Le bilan (Monogame en série, épisode 8)

12 janvier 2015Evelyne Papillon

Le début d’une nouvelle année a toujours été un temps de bilan pour moi. Je me repasse en boucle tous ces échecs sentimentaux, mais aussi tous les bons moments vécus. Il y a tant de plaisir à désirer, à ne pas savoir dans quoi on s’embarque, à espérer. Puis viennent les réalités, les incompatibilités, les systèmes de valeurs qui se confrontent. Comme il est facile de s’enthousiasmer! Comme il est facile de se planter…

Alors cette année, j’ai eu une folle idée. Après avoir essayé sans relâche de nouer des liens intimes, je prends une pause. Je suis curieuse de voir de quoi a l’air la vie quand l’amour n’en est pas le centre, de quoi ont l’air les rapports humains quand la séduction est mise de côté. L’amitié n’est pas un sentiment moindre, mais différent.

Le passage à l’acte est certes électrisant, mais il comporte toujours un lendemain qui ne chante pas nécessairement. Non pas que mes aventures aient été ennuyeuses. Je ne regrette rien de rien, comme dirait l’autre. Mais la vie ne devrait pas être une perpétuelle course à l’homme. Je suis essoufflée. J’ai besoin de m’abreuver à d’autres ambitions.

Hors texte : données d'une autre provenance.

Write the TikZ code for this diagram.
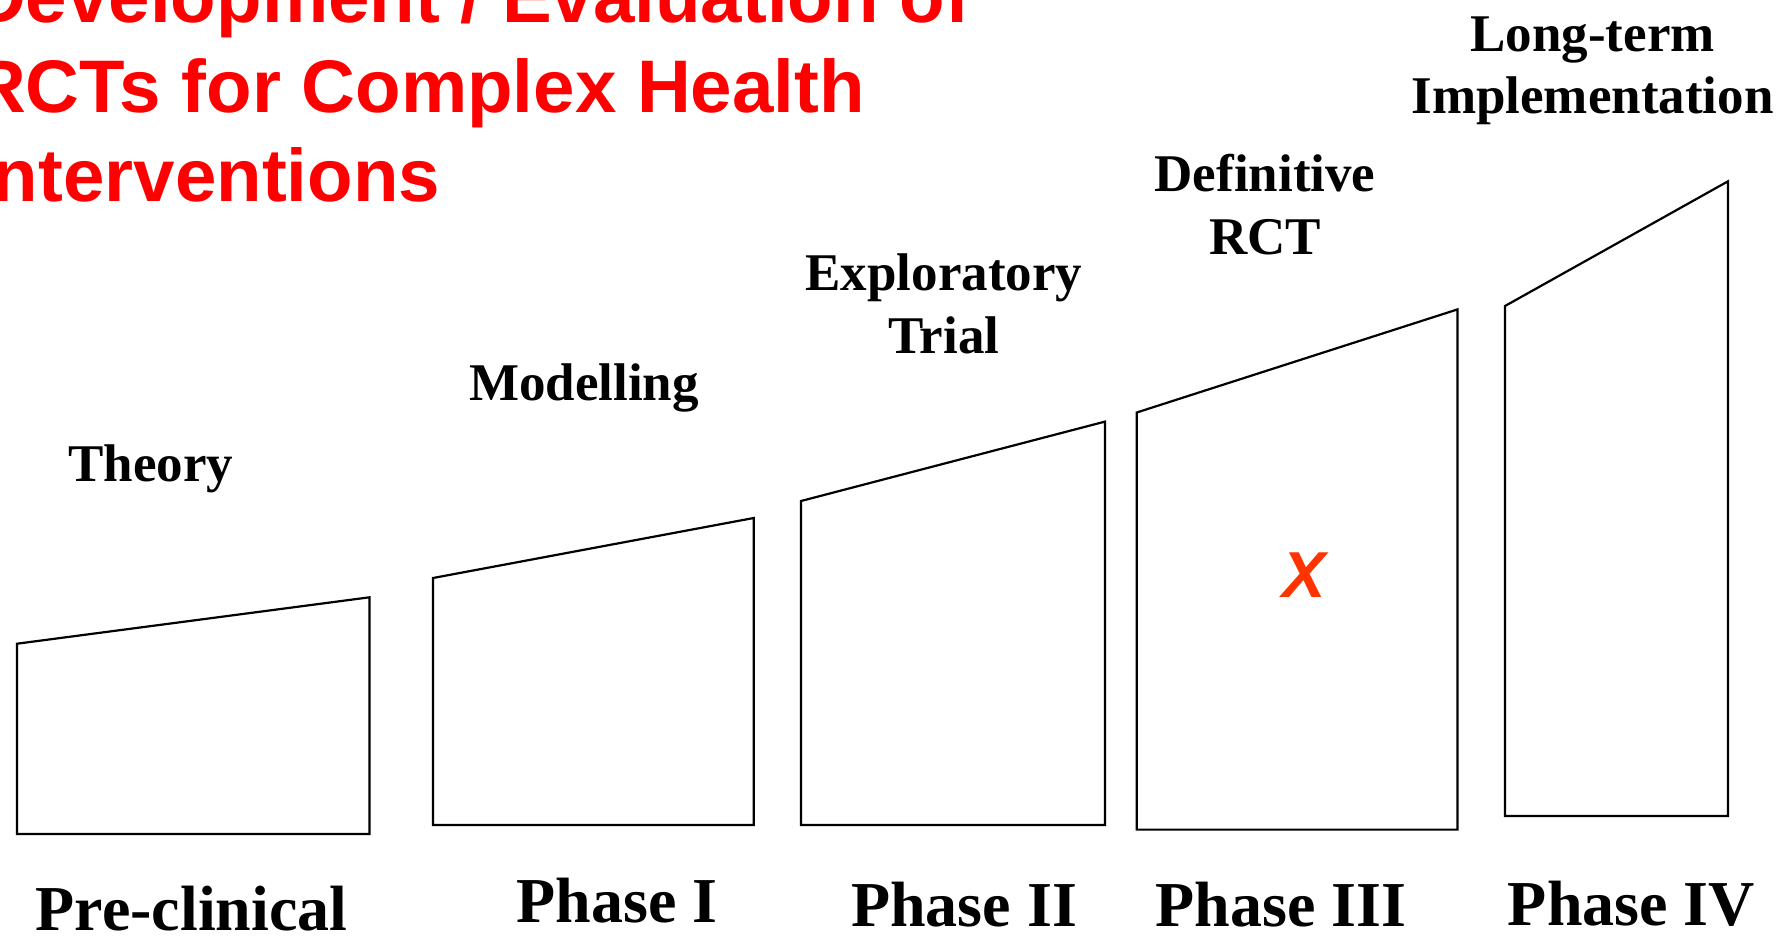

C’est un défi amusant que je me donne de rester célibataire. Et puis ce n’est que pour un an. L’amour n’en sera que plus intéressant et plus vrai après que j’aie jeûné suffisamment. Bien sûr que j’ai la trouille. Se prendre en main n’a rien de facile. Mais se choisir, décider d’être maître de sa vie, ça a quelque chose de grisant.

Bon, il me faudra des loisirs de qualité, des amis compréhensifs et toute une discipline pour ne pas craquer au premier gars gentil venu. Je me dis qu’après un an seule, je serai peut-être moins exigeante, je m’attarderai aux critères vraiment importants seulement. Peut-être aussi que je ne ressentirai même plus le besoin d’être en couple à tout prix, forte de mes nouvelles priorités.

Tous ces gens en couple sont peut-être heureux certes, mais leur carrière n’avance pas forcément aussi vite, leurs projets peuvent être mis de côté, les liens avec leurs amis peuvent s’étioler, peut-être ne prennent-ils pas le temps de faire du bénévolat, de s’impliquer dans des causes sociales…

Ça peut être foutument superficiel, la recherche de l’amour, finalement. Deux nombrils qui se rencontrent et s’auto-suffisent, comme c’est moche! Puis il y a cette petite voix qui me dit que parfois on force trop les choses. Que l’amour devrait arriver à point à qui sait attendre et mener une vie satisfaisante par lui-même. Cela peut prendre du temps parce que se bâtir une vie à la mesure de ce qu’on souhaite n’est pas une mince affaire.

La recherche de l’amour est une quête du bonheur, au fond, et celui-ci peut arriver de bien des voies différentes, pas forcément par quelqu’un qui vous tient la main ou vous donne des frissons. On ne peut tout de même pas s’incruster dans le quotidien de l’autre et espérer tout faire à sa manière. Ne soyons pas des sangsues affectives et continuons à cultiver nos propres projets.

Et puis, il y a plein de célibataires heureux, j’en suis sûre. Suffit de ne pas piger son échantillon dans ceux qui fréquentent les sites de rencontre… Quoique certains y trouvent leur compte, célibat ne veut pas forcément dire chasteté. Pour ma part, par contre, ça fera partie de mon nouveau mode de vie. Car lorsqu’on me touche, même si on précise clairement ses intentions, je m’imagine n’importe quoi. Ce sera donc plus simple d’éviter toute confusion en n’ayant comme partenaire que ma fidèle main. Parce que je continuerai tout de même d’être un humain, que dis-je, un animal qui se croit intelligent, pour la prochaine année.

Être seul ne devrait pas être vu comme un problème, un dossier à régler. Ce n’est pas non plus forcément un état transitoire, ça peut être un choix aussi valable qu’un autre. Au fond, quand je pense à ce que je voudrais quand je serai vieille, je me dis que les hommes meurent généralement avant les femmes, je m’imagine donc célibataire, assise dans une chaise berçante, sur un balcon, un chat sur les genoux et un livre dans la main. Me semble que la vie serait belle dans cette simplicité. Pourquoi attendre d’avoir 95 ans pour profiter de la vie en solo?